Выбрать главу

Рипеллино со знанием дела рассказывает о рудольфовых закромах. Однажды императору из Константинополя был привезен в подарок лев по кличке Мухаммед. Рудольф привязался к нему, его особенно привлекало, что у него со львом один гороскоп и что умереть они должны в один день. Когда смерть стала приближаться, император отказался от всех придворных лекарей и сам решал, что ему принимать. Истощение и кровохарканье не могло уже напугать его. Он обреченно ждал удара. 19 января 1612 года умер лев Мухаммед, 20-го – его властитель.

Рудольфианский дух долго еще не рассеивался над Прагой, и некоторые городские реалии люди по инерции толковали в духе странного императора. Скажем, Пороховую башню, стоящую на границе Старого и Нового города, молва сочла алхимической лабораторией, а Злату уличку в Граде заселили, в воображении своем, золотых дел мастерами, хотя жили там простые стрелки дворцовой охраны.

Да и как было не поразиться чудесам этого города, где еврей (пусть и высочайшего положения, пусть даже сам рабби Лёв, создатель Голема) беседует о каббале с могущественным владельцем Замка и чуть ли не “половины мира”.

Рипеллино не просто читал все, что написано о Праге, ее духе и мистике, но он читал своих предшественников как поэт. Он видел, запоминал, внимал, он сам сучил золотую нитку пражского волшебства. Может быть, это не рипеллинова догадка, но только у него я встретил идею вывести чапековского “робота” из “рабби”, создателя Голема: фонетическая догадка уж больно хороша.

Напав на полюбившуюся тему мистики, Рипеллино изнуряет своими пересказами второстепенной чешской беллетристики xix века, то и дело встраивая и свое повествование в этот ряд, умножая и без того необозримую прагенсию – как называют весь корпус написанного о Праге.

Как истинному поэту пражской анатомии, ему сладко уже само перечисление имен и названий. Среди озвученных цитат он разгуливает, словно в музее восковых фигур: “Магическая Прага: сборище и склад хлама и реликвий, старых орудий, груда отбросов, блошиный рынок, ярмарка всякого барахла и рухляди”. И словно соскребая с этого “барахла” все национально-религиозные признаки, Риппелино ведет свой рассказ так, что в пражской истории нет ни Яна Гуса, ни болезненного окатоличивания Чехии, ни учения иезуитов, ни славянского возрождения, ни национального самосознания. Поступательного развития нет, судьба города не линейна, она сворачивается в свой клубок, подчиненный нескончаемому, циклическому переживанию своей химерической кармы, своего замкнутого демонического превращения из одной алхимической субстанции в другую.

Рипеллино и в xix веке отыскивает все ту же тему, даже если для иллюстрации ее приходится цитировать совсем уж случайных литературных бродяг.

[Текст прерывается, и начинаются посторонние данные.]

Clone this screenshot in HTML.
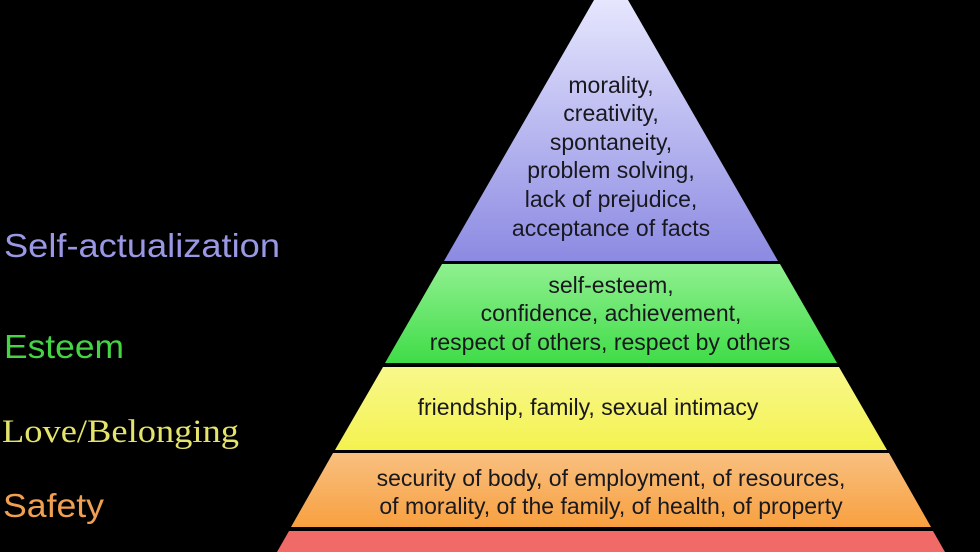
<!DOCTYPE html>
<html><head><meta charset="utf-8"><style>
html,body{margin:0;padding:0;background:#000;}
svg{display:block;}
.t{font-family:"Liberation Sans",sans-serif;font-size:23px;fill:#18181e;text-anchor:middle;}
.l{font-family:"Liberation Sans",sans-serif;font-size:33px;}
</style></head><body>
<svg width="980" height="552" viewBox="0 0 980 552" xmlns="http://www.w3.org/2000/svg">
<defs>
<linearGradient id="gp" x1="0" y1="0" x2="0" y2="1"><stop offset="0" stop-color="#e6e6fe"/><stop offset="1" stop-color="#8c8ae2"/></linearGradient>
<linearGradient id="gg" x1="0" y1="0" x2="0" y2="1"><stop offset="0" stop-color="#90f090"/><stop offset="1" stop-color="#40dc48"/></linearGradient>
<linearGradient id="gy" x1="0" y1="0" x2="0" y2="1"><stop offset="0" stop-color="#f8f88c"/><stop offset="1" stop-color="#f4f250"/></linearGradient>
<linearGradient id="go" x1="0" y1="0" x2="0" y2="1"><stop offset="0" stop-color="#f8c080"/><stop offset="1" stop-color="#f8a040"/></linearGradient>
</defs>
<rect width="980" height="552" fill="#000"/>
<polygon points="594,0 628,0 778,261 444,261" fill="url(#gp)"/>
<polygon points="442,264 780,264 837,363 385,363" fill="url(#gg)"/>
<polygon points="383,367 839,367 887,450 335,450" fill="url(#gy)"/>
<polygon points="333,453 889,453 931,527 291,527" fill="url(#go)"/>
<polygon points="289,531 933,531 945,552 277,552" fill="#f06a68"/>
<text class="t" x="611" y="93">morality,</text>
<text class="t" x="611" y="121">creativity,</text>
<text class="t" x="611" y="150">spontaneity,</text>
<text class="t" x="611" y="178">problem solving,</text>
<text class="t" x="611" y="207">lack of prejudice,</text>
<text class="t" x="611" y="236">acceptance of facts</text>
<text class="t" x="611" y="293">self-esteem,</text>
<text class="t" x="611" y="321">confidence, achievement,</text>
<text class="t" x="610" y="350">respect of others, respect by others</text>
<text class="t" x="588" y="415">friendship, family, sexual intimacy</text>
<text class="t" x="611" y="486">security of body, of employment, of resources,</text>
<text class="t" x="611" y="514">of morality, of the family, of health, of property</text>
<text class="l" x="4" y="257" fill="#9a98e4" textLength="276" lengthAdjust="spacingAndGlyphs">Self-actualization</text>
<text class="l" x="4" y="358" fill="#44d444" textLength="120" lengthAdjust="spacingAndGlyphs">Esteem</text>
<text x="2" y="442" fill="#e4e46c" font-family="'Liberation Serif',serif" font-size="33" textLength="237" lengthAdjust="spacingAndGlyphs">Love/Belonging</text>
<text class="l" x="3" y="517" fill="#f0a050" textLength="101" lengthAdjust="spacingAndGlyphs">Safety</text>
</svg>
</body></html>
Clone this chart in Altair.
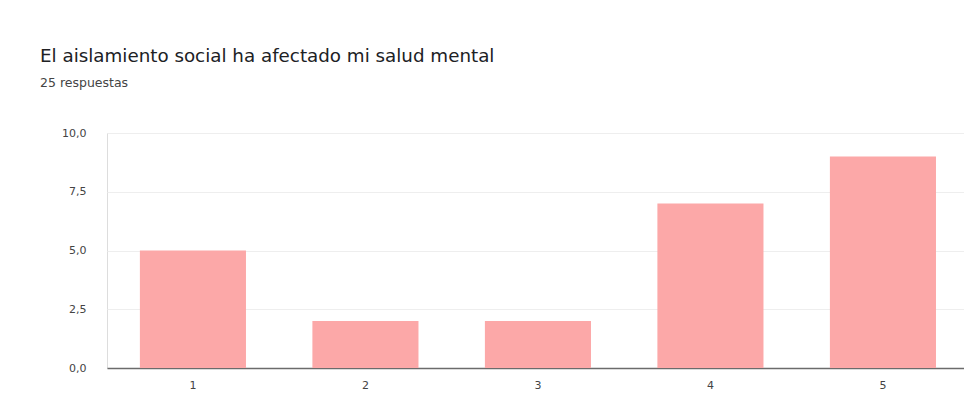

С другой стороны, может быть, он и прав: проживи Рипеллино чуть дольше, он застал бы один такой жизненный финал, который доказал бы правоту всего поведанного им безумия: поэт Богумил Грабал, престарелый чешский классик, такой древний, что он успел попасть под перо Рипеллино, окончил свои дни, выпав из окна, пока кормил птиц на своем подоконнике.

В общем, Прага для поэта-сказителя – это “старинный фолиант с каменными страницами, город-книга”, и он ее прочитывает с помощью всех чешских прозаиков, стихотворцев, искусствоведов:

“Город, где слоняются сумасбродные шайки алхимиков, астрологов, раввинов, поэтов, безглавых тамплиеров, барочных ангелов и святых, арчимбольдовских пугал, кукольников, лудильщиков, трубочистов. Гротескный город с экстравагантными нравами и склонностью к гороскопам, к метафизическому фиглярству, иррациональным порывам и непредвиденным встречам, к стечению обстоятельств, к невероятному соединению противоположностей”. Иными словами, “Големштадт”, да и вся Богемия, напоминает Рипеллино слова старой цыганки из Аполлинера, – “дивная страна, которую надо миновать не задерживаясь, а не то тебя сглазят, заколдуют, зачаруют, и ты останешься там навеки”.